YOUR INSTRUCTIONS
Exactly as written, quote every line that follows, skipping the images.

* Begin *

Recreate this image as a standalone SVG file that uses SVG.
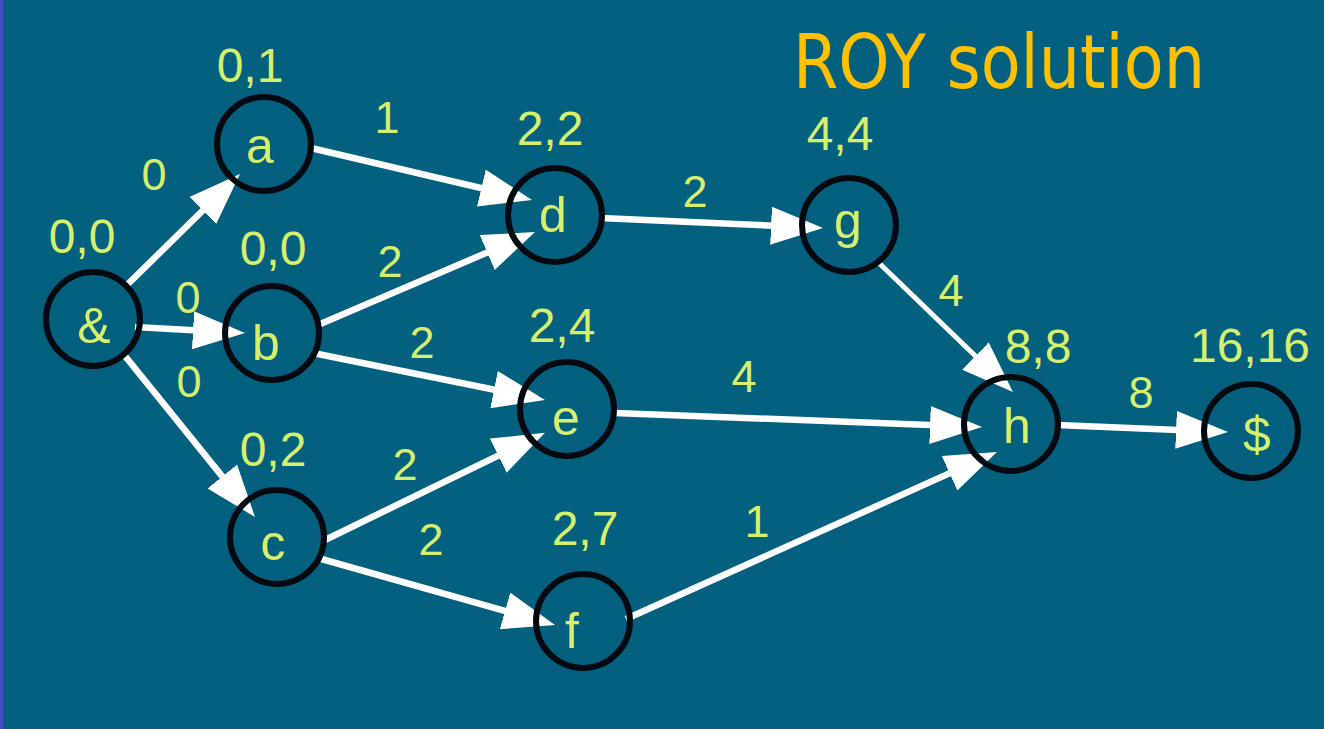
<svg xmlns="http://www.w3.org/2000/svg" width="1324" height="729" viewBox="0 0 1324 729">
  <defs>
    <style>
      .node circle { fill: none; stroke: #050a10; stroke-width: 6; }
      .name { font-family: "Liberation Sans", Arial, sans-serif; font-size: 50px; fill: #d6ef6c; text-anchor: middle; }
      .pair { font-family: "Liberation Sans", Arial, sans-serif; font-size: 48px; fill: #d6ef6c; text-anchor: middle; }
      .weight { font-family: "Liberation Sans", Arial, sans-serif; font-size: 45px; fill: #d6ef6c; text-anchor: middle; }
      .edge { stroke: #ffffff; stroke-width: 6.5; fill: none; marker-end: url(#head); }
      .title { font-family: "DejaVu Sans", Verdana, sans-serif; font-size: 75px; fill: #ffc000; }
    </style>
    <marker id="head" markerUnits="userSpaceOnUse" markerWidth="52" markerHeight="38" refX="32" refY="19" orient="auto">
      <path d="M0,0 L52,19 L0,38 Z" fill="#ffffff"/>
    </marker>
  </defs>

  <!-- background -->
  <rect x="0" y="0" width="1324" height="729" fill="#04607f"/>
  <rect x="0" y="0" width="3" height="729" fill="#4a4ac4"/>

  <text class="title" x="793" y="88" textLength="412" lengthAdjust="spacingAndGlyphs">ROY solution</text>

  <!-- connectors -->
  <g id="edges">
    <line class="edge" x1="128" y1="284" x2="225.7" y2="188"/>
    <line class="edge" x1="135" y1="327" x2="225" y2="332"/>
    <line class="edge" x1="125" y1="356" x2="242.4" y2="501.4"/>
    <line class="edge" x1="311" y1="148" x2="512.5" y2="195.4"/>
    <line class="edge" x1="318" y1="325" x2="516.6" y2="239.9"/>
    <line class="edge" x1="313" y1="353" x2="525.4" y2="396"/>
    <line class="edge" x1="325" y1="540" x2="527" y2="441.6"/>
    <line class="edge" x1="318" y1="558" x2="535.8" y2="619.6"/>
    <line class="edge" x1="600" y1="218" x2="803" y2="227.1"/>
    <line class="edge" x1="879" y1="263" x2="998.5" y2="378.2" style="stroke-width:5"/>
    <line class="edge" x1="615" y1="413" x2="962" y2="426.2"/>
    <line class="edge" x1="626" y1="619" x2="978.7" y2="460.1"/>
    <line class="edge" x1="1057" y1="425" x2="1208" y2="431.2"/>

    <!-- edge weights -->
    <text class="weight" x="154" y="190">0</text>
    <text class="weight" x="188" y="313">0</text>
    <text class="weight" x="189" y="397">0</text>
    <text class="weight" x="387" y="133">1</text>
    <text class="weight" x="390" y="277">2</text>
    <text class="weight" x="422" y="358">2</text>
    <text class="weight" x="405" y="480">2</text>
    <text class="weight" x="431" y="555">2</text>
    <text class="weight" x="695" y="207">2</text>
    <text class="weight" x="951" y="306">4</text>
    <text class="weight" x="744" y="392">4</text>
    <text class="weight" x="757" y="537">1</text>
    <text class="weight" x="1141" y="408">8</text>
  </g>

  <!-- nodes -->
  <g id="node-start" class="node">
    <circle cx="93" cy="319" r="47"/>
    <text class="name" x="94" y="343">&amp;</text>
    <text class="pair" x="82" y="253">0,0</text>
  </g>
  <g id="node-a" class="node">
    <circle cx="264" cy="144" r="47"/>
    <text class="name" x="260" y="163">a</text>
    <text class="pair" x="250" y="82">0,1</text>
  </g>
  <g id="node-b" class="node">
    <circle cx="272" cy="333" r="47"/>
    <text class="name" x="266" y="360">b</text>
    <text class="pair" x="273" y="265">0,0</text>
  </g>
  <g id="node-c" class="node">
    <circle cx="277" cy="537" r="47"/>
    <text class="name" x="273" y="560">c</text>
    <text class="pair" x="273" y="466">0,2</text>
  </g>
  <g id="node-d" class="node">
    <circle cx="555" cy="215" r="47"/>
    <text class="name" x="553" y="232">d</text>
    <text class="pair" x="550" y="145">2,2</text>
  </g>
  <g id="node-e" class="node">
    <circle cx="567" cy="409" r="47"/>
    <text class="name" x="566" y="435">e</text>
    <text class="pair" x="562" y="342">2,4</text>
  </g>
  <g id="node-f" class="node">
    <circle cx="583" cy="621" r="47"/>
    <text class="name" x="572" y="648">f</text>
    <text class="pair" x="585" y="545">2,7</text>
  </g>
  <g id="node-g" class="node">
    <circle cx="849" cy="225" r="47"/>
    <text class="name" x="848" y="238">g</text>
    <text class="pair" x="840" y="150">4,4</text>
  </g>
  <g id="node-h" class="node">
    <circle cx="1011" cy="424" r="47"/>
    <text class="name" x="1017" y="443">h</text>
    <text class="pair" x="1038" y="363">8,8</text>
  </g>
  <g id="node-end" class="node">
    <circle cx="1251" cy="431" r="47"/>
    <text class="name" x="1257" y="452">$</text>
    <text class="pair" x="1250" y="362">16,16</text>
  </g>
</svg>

* End *

RESULT FOR THIS EXERCISE
Recreate this image as a standalone SVG file that uses SVG.
<svg xmlns="http://www.w3.org/2000/svg" width="1324" height="729" viewBox="0 0 1324 729">
  <defs>
    <style>
      .node circle { fill: none; stroke: #050a10; stroke-width: 6; }
      .name { font-family: "Liberation Sans", Arial, sans-serif; font-size: 50px; fill: #d6ef6c; text-anchor: middle; }
      .pair { font-family: "Liberation Sans", Arial, sans-serif; font-size: 48px; fill: #d6ef6c; text-anchor: middle; }
      .weight { font-family: "Liberation Sans", Arial, sans-serif; font-size: 45px; fill: #d6ef6c; text-anchor: middle; }
      .edge { stroke: #ffffff; stroke-width: 6.5; fill: none; marker-end: url(#head); }
      .title { font-family: "DejaVu Sans", Verdana, sans-serif; font-size: 75px; fill: #ffc000; }
    </style>
    <marker id="head" markerUnits="userSpaceOnUse" markerWidth="52" markerHeight="38" refX="32" refY="19" orient="auto">
      <path d="M0,0 L52,19 L0,38 Z" fill="#ffffff"/>
    </marker>
  </defs>

  <!-- background -->
  <rect x="0" y="0" width="1324" height="729" fill="#04607f"/>
  <rect x="0" y="0" width="3" height="729" fill="#4a4ac4"/>

  <text class="title" x="793" y="88" textLength="412" lengthAdjust="spacingAndGlyphs">ROY solution</text>

  <!-- connectors -->
  <g id="edges">
    <line class="edge" x1="128" y1="284" x2="225.7" y2="188"/>
    <line class="edge" x1="135" y1="327" x2="225" y2="332"/>
    <line class="edge" x1="125" y1="356" x2="242.4" y2="501.4"/>
    <line class="edge" x1="311" y1="148" x2="512.5" y2="195.4"/>
    <line class="edge" x1="318" y1="325" x2="516.6" y2="239.9"/>
    <line class="edge" x1="313" y1="353" x2="525.4" y2="396"/>
    <line class="edge" x1="325" y1="540" x2="527" y2="441.6"/>
    <line class="edge" x1="318" y1="558" x2="535.8" y2="619.6"/>
    <line class="edge" x1="600" y1="218" x2="803" y2="227.1"/>
    <line class="edge" x1="879" y1="263" x2="998.5" y2="378.2" style="stroke-width:5"/>
    <line class="edge" x1="615" y1="413" x2="962" y2="426.2"/>
    <line class="edge" x1="626" y1="619" x2="978.7" y2="460.1"/>
    <line class="edge" x1="1057" y1="425" x2="1208" y2="431.2"/>

    <!-- edge weights -->
    <text class="weight" x="154" y="190">0</text>
    <text class="weight" x="188" y="313">0</text>
    <text class="weight" x="189" y="397">0</text>
    <text class="weight" x="387" y="133">1</text>
    <text class="weight" x="390" y="277">2</text>
    <text class="weight" x="422" y="358">2</text>
    <text class="weight" x="405" y="480">2</text>
    <text class="weight" x="431" y="555">2</text>
    <text class="weight" x="695" y="207">2</text>
    <text class="weight" x="951" y="306">4</text>
    <text class="weight" x="744" y="392">4</text>
    <text class="weight" x="757" y="537">1</text>
    <text class="weight" x="1141" y="408">8</text>
  </g>

  <!-- nodes -->
  <g id="node-start" class="node">
    <circle cx="93" cy="319" r="47"/>
    <text class="name" x="94" y="343">&amp;</text>
    <text class="pair" x="82" y="253">0,0</text>
  </g>
  <g id="node-a" class="node">
    <circle cx="264" cy="144" r="47"/>
    <text class="name" x="260" y="163">a</text>
    <text class="pair" x="250" y="82">0,1</text>
  </g>
  <g id="node-b" class="node">
    <circle cx="272" cy="333" r="47"/>
    <text class="name" x="266" y="360">b</text>
    <text class="pair" x="273" y="265">0,0</text>
  </g>
  <g id="node-c" class="node">
    <circle cx="277" cy="537" r="47"/>
    <text class="name" x="273" y="560">c</text>
    <text class="pair" x="273" y="466">0,2</text>
  </g>
  <g id="node-d" class="node">
    <circle cx="555" cy="215" r="47"/>
    <text class="name" x="553" y="232">d</text>
    <text class="pair" x="550" y="145">2,2</text>
  </g>
  <g id="node-e" class="node">
    <circle cx="567" cy="409" r="47"/>
    <text class="name" x="566" y="435">e</text>
    <text class="pair" x="562" y="342">2,4</text>
  </g>
  <g id="node-f" class="node">
    <circle cx="583" cy="621" r="47"/>
    <text class="name" x="572" y="648">f</text>
    <text class="pair" x="585" y="545">2,7</text>
  </g>
  <g id="node-g" class="node">
    <circle cx="849" cy="225" r="47"/>
    <text class="name" x="848" y="238">g</text>
    <text class="pair" x="840" y="150">4,4</text>
  </g>
  <g id="node-h" class="node">
    <circle cx="1011" cy="424" r="47"/>
    <text class="name" x="1017" y="443">h</text>
    <text class="pair" x="1038" y="363">8,8</text>
  </g>
  <g id="node-end" class="node">
    <circle cx="1251" cy="431" r="47"/>
    <text class="name" x="1257" y="452">$</text>
    <text class="pair" x="1250" y="362">16,16</text>
  </g>
</svg>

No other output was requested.